のっけから恐縮であるが、まず、2008年1月にセンター入試で出題された問題をご覧頂きたい。
●中央銀行が行うと考えられる政策として最も適当なものを以下から選べ
1.デフレが進んでいる時に通貨供給量を減少させる
2.インフレが進んでいる時に預金準備率を引き下げる
3.不況期に市中銀行から国債を買い入れる
4.好況期に市中銀行に資金を貸す際の金利を引き下げる
本コラムの読者なら、簡単に答えがわかるだろうが、正解は3。
センター試験は高等学校の学習指導要領に沿って出題され、平均点は6割くらいに設定されている。勉強していれば解答できる問題ばかりだ。
高校生でもできるこの程度の問題を、当時の日銀は実行できなかった。マスコミは、金融政策は日銀が先生であり、そのまま鵜呑みにするだけなので、先生が違うといえば、高校生でも知っている知識も曲げてしまっていた。
実際、あるマスコミ関係者もこの問題は解答がないとか不適切だとか、奇妙なことを言っていた。
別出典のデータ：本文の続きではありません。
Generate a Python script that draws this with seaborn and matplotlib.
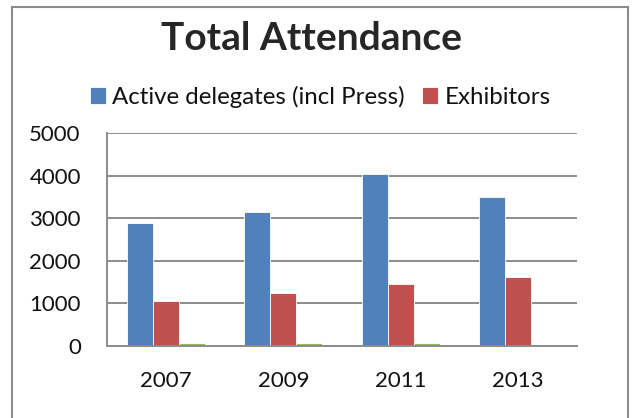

もちろん、この問題では、不適切という批判もなかったし、解答も訂正されていない。要するに、おそらく日銀を刺激して、新聞ネタをもらえなくなるのをおそれているのだろうが、御用マスコミが多いということだ。
アンケート調査を見てびっくり
2008年9月のリーマンショックでは、欧米の中央銀行は国債買いオペなどで、実際にセンター入試の正解を実行したので、さすがに、もうこの種の日本での誤解はなくなってきたと思っていたら、10月29日の日経新聞のアンケート調査に関する記事を見て、愕然としてしまった。